GOAL:
Print, word for word, the opening line of the data below and every line after it through the line that contains "Chart.register(...registerables);", but not the pictures.
## BEGIN SOURCE EXCERPT
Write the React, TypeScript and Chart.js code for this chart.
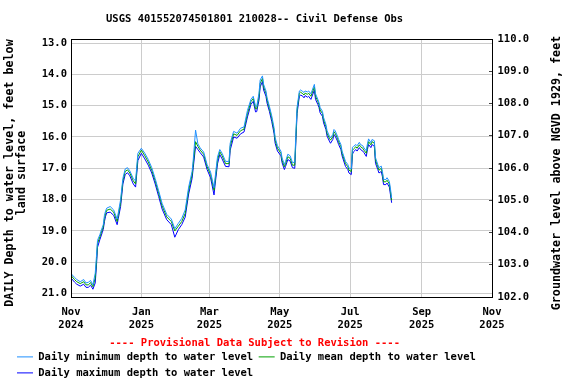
import { useEffect, useRef } from 'react';
import { Chart, registerables } from 'chart.js';

Chart.register(...registerables);

const TITLE = 'USGS 401552074501801 210028-- Civil Defense Obs';
const LEFT_TITLE = ['DAILY Depth to water level, feet below', 'land surface'];
const RIGHT_TITLE = 'Groundwater level above NGVD 1929, feet';
const NOTE = '---- Provisional Data Subject to Revision ----';
const SERIES_NAMES = [
  'Daily minimum depth to water level',
  'Daily mean depth to water level',
  'Daily maximum depth to water level',
];
const SERIES_COLORS = ['#1e90ff', '#00a000', '#0000ff'];

// x axis: days since 2024-11-01
const xTickDays = [0, 61, 120, 181, 242, 304, 365];
const xTickLabels = [
  ['Nov', '2024'],
  ['Jan', '2025'],
  ['Mar', '2025'],
  ['May', '2025'],
  ['Jul', '2025'],
  ['Sep', '2025'],
  ['Nov', '2025'],
];
const depthTicks = [13, 14, 15, 16, 17, 18, 19, 20, 21];
const elevTicks = [102, 103, 104, 105, 106, 107, 108, 109, 110];

const days = [
  0, 3, 5, 8, 11, 13, 15, 17, 19, 21,
  22, 23, 25, 27, 28, 29, 30, 31, 34, 37,
  40, 41, 43, 45, 47, 49, 51, 54, 56, 58,
  61, 64, 67, 70, 73, 76, 79, 83, 87, 90,
  93, 96, 99, 102, 105, 106, 108, 110, 112, 115,
  118, 121, 124, 125, 127, 129, 131, 134, 137, 138,
  141, 144, 147, 150, 153, 156, 158, 160, 161, 163,
  164, 166, 167, 169, 170, 172, 174, 176, 177, 179,
  182, 183, 185, 186, 188, 190, 192, 194, 195, 196,
  198, 199, 201, 202, 203, 205, 206, 208, 209, 211,
  212, 214, 215, 216, 218, 219, 221, 222, 224, 225,
  227, 228, 229, 231, 232, 234, 235, 237, 238, 240,
  241, 243, 244, 245, 247, 248, 250, 251, 253, 254,
  256, 257, 258, 260, 261, 263, 264, 266, 267, 269,
  270, 271, 273, 274, 276, 277, 278,
];

const meanDepth = [
  20.42, 20.55, 20.62, 20.68, 20.62, 20.72, 20.72, 20.65, 20.78, 20.5,
  20.0, 19.4, 19.19, 18.97, 18.87, 18.6, 18.44, 18.34, 18.3, 18.4,
  18.7, 18.5, 18.1, 17.4, 17.1, 17.05, 17.15, 17.4, 17.5, 16.63,
  16.42, 16.6, 16.8, 17.06, 17.4, 17.8, 18.2, 18.55, 18.7, 19.0,
  18.85, 18.7, 18.44, 17.7, 17.2, 16.85, 16.15, 16.3, 16.42, 16.55,
  16.95, 17.2, 17.7, 17.38, 16.74, 16.47, 16.6, 16.85, 16.85, 16.3,
  15.9, 15.95, 15.8, 15.75, 15.25, 14.87, 14.77, 15.1, 15.1, 14.71,
  14.29, 14.13, 14.4, 14.6, 14.82, 15.09, 15.4, 15.78, 16.1, 16.36,
  16.52, 16.74, 16.95, 16.85, 16.63, 16.68, 16.9, 16.9, 15.99, 15.14,
  14.6, 14.57, 14.62, 14.66, 14.6, 14.64, 14.6, 14.7, 14.6, 14.4,
  14.7, 14.87, 14.97, 15.14, 15.25, 15.46, 15.67, 15.88, 16.04, 16.1,
  15.99, 15.83, 15.88, 16.04, 16.15, 16.31, 16.52, 16.74, 16.85, 16.95,
  17.06, 17.1, 16.42, 16.38, 16.31, 16.36, 16.25, 16.31, 16.36, 16.42,
  16.52, 16.31, 16.15, 16.25, 16.15, 16.2, 16.74, 16.95, 17.06, 17.0,
  17.17, 17.43, 17.43, 17.38, 17.5, 17.75, 18.02,
];

const minDepth = [
  20.36, 20.48, 20.55, 20.62, 20.55, 20.66, 20.64, 20.58, 20.72, 20.35,
  19.85, 19.3, 19.12, 18.9, 18.8, 18.5, 18.36, 18.27, 18.22, 18.33,
  18.62, 18.42, 18.0, 17.32, 17.02, 16.98, 17.08, 17.33, 17.4, 16.52,
  16.36, 16.52, 16.72, 16.98, 17.33, 17.72, 18.12, 18.47, 18.62, 18.93,
  18.76, 18.6, 18.33, 17.6, 17.1, 16.72, 15.78, 16.22, 16.35, 16.48,
  16.88, 17.12, 17.62, 17.28, 16.64, 16.4, 16.52, 16.78, 16.78, 16.2,
  15.82, 15.88, 15.72, 15.68, 15.15, 14.8, 14.7, 15.02, 15.03, 14.6,
  14.18, 14.05, 14.32, 14.53, 14.75, 15.02, 15.32, 15.7, 16.02, 16.28,
  16.45, 16.67, 16.88, 16.78, 16.55, 16.6, 16.82, 16.8, 15.85, 15.05,
  14.53, 14.5, 14.55, 14.58, 14.53, 14.56, 14.53, 14.62, 14.52, 14.32,
  14.62, 14.8, 14.9, 15.06, 15.18, 15.38, 15.6, 15.8, 15.97, 16.03,
  15.92, 15.76, 15.8, 15.97, 16.08, 16.24, 16.45, 16.67, 16.78, 16.88,
  16.99, 17.02, 16.33, 16.3, 16.24, 16.28, 16.17, 16.24, 16.28, 16.35,
  16.44, 16.22, 16.06, 16.18, 16.08, 16.12, 16.66, 16.88, 16.98, 16.93,
  17.1, 17.35, 17.36, 17.3, 17.42, 17.66, 17.95,
];

const maxDepth = [
  20.5, 20.63, 20.7, 20.76, 20.7, 20.8, 20.8, 20.73, 20.86, 20.66,
  20.15, 19.52, 19.28, 19.06, 18.95, 18.7, 18.53, 18.42, 18.4, 18.5,
  18.8, 18.6, 18.22, 17.5, 17.2, 17.14, 17.24, 17.5, 17.6, 16.75,
  16.52, 16.7, 16.9, 17.15, 17.5, 17.9, 18.3, 18.64, 18.8, 19.2,
  18.96, 18.8, 18.56, 17.82, 17.32, 16.98, 16.3, 16.4, 16.5, 16.64,
  17.04, 17.3, 17.85, 17.5, 16.86, 16.56, 16.7, 16.94, 16.95, 16.42,
  16.0, 16.04, 15.9, 15.84, 15.36, 14.96, 14.86, 15.2, 15.19, 14.82,
  14.4, 14.23, 14.5, 14.7, 14.92, 15.18, 15.5, 15.88, 16.2, 16.45,
  16.6, 16.82, 17.04, 16.94, 16.72, 16.77, 16.98, 17.0, 16.12, 15.25,
  14.7, 14.66, 14.7, 14.75, 14.68, 14.73, 14.7, 14.8, 14.7, 14.5,
  14.8, 14.96, 15.06, 15.23, 15.34, 15.55, 15.76, 15.97, 16.13, 16.2,
  16.08, 15.92, 15.97, 16.13, 16.24, 16.4, 16.6, 16.83, 16.94, 17.04,
  17.15, 17.2, 16.55, 16.47, 16.4, 16.45, 16.34, 16.4, 16.45, 16.5,
  16.62, 16.4, 16.24, 16.34, 16.24, 16.3, 16.84, 17.04, 17.15, 17.1,
  17.27, 17.52, 17.52, 17.47, 17.6, 17.85, 18.1,
];

const FAMILY = '"DejaVu Sans Mono", monospace';
const font = { family: FAMILY, size: 10.5, weight: 'bold' as const };
const axisTitleSize = 11.7;

const framePlugin = {
  id: 'frameAndAxisTitles',
  afterDraw(chart: any) {
    const { ctx, chartArea } = chart;
    const { left, right, top, bottom } = chartArea;
    const midY = (top + bottom) / 2 + 5;
    ctx.save();
    ctx.strokeStyle = '#000';
    ctx.lineWidth = 1;
    ctx.strokeRect(Math.round(left) + 0.5, Math.round(top) + 0.5, Math.round(right - left), Math.round(bottom - top));
    ctx.fillStyle = '#000';
    ctx.font = `bold ${axisTitleSize}px ${FAMILY}`;
    ctx.textAlign = 'center';
    ctx.textBaseline = 'middle';
    // left axis title (two lines), reading bottom to top
    ctx.save();
    ctx.translate(10, midY);
    ctx.rotate(-Math.PI / 2);
    LEFT_TITLE.forEach((line, i) => ctx.fillText(line, 0, i * 12));
    ctx.restore();
    // right axis title, reading bottom to top
    ctx.translate(chart.width - 19, midY);
    ctx.rotate(-Math.PI / 2);
    ctx.fillText(RIGHT_TITLE, 0, 0);
    ctx.restore();
  },
};

export default function App() {
  const ref = useRef<HTMLCanvasElement | null>(null);
  useEffect(() => {
    document.body.style.margin = '0';
    const canvas = ref.current;
    if (!canvas) return;
    const series = [minDepth, meanDepth, maxDepth];
    const chart = new Chart(canvas, {
      type: 'line',
      data: {
        datasets: series.map((vals, k) => ({
          label: SERIES_NAMES[k],
          data: days.map((d, i) => ({ x: d, y: vals[i] })),
          borderColor: SERIES_COLORS[k],
          backgroundColor: SERIES_COLORS[k],
          borderWidth: 1,
          pointRadius: 0,
          fill: false,
          tension: 0,
          yAxisID: 'y',
        })),
      },
      options: {
        responsive: false,
        animation: false,
        events: [],
        layout: { padding: { left: 11.5, right: 78.3, top: 0, bottom: 0 } },
        plugins: {
          title: {
            display: true,
            text: TITLE,
            color: '#000',
            font,
            padding: { top: 12.7, bottom: 13.7 },
          },
          subtitle: {
            display: true,
            text: NOTE,
            position: 'bottom',
            weight: 500,
            color: '#ff0000',
            font: { ...font, lineHeight: 0.6 },
            padding: { top: 6.85, bottom: 0 },
          } as any,
          legend: {
            position: 'bottom',
            align: 'start',
            maxHeight: 37.85,
            labels: {
              color: '#000',
              font,
              usePointStyle: true,
              pointStyle: 'line',
              pointStyleWidth: 16,
              padding: 5.5,
            },
          } as any,
          tooltip: { enabled: false },
        },
        scales: {
          x: {
            type: 'linear',
            min: 0,
            max: 365,
            afterBuildTicks: (s: any) => {
              s.ticks = xTickDays.map((v) => ({ value: v }));
            },
            afterFit: (s: any) => {
              s.height = 36;
            },
            ticks: {
              autoSkip: false,
              maxRotation: 0,
              padding: 8.5,
              color: '#000',
              font: { ...font, lineHeight: 1.24 },
              callback: (_v: any, i: number) => xTickLabels[i],
            },
            grid: { color: '#cccccc', drawTicks: false },
            border: { display: false },
          },
          y: {
            type: 'linear',
            position: 'left',
            reverse: true,
            min: 12.872,
            max: 21.108,
            afterBuildTicks: (s: any) => {
              s.ticks = depthTicks.map((v) => ({ value: v }));
            },
            afterFit: (s: any) => {
              s.width = 59.5;
              s.paddingTop = 0;
              s.paddingBottom = 0;
            },
            ticks: {
              padding: 4,
              color: '#000',
              font,
              callback: (v: any) => Number(v).toFixed(1),
            },
            grid: { color: '#cccccc', drawTicks: false },
            border: { display: false },
          },
          y2: {
            type: 'linear',
            position: 'right',
            min: 102,
            max: 110,
            afterBuildTicks: (s: any) => {
              s.ticks = elevTicks.map((v) => ({ value: v }));
            },
            afterFit: (s: any) => {
              s.width = 5.7;
              s.paddingTop = 0;
              s.paddingBottom = 0;
            },
            ticks: {
              mirror: true,
              padding: 37.1,
              color: '#000',
              font,
              callback: (v: any) => Number(v).toFixed(1),
            },
            grid: { drawOnChartArea: false, drawTicks: true, tickLength: -3, color: '#444' },
            border: { display: false },
          },
        },
      },
      plugins: [framePlugin],
    });
    return () => chart.destroy();
  }, []);
  return <canvas ref={ref} width={576} height={384} style={{ display: 'block' }} />;
}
## END SOURCE EXCERPT
SOLVED EXERCISE:
Write the React, TypeScript and Chart.js code for this chart.
import { useEffect, useRef } from 'react';
import { Chart, registerables } from 'chart.js';

Chart.register(...registerables);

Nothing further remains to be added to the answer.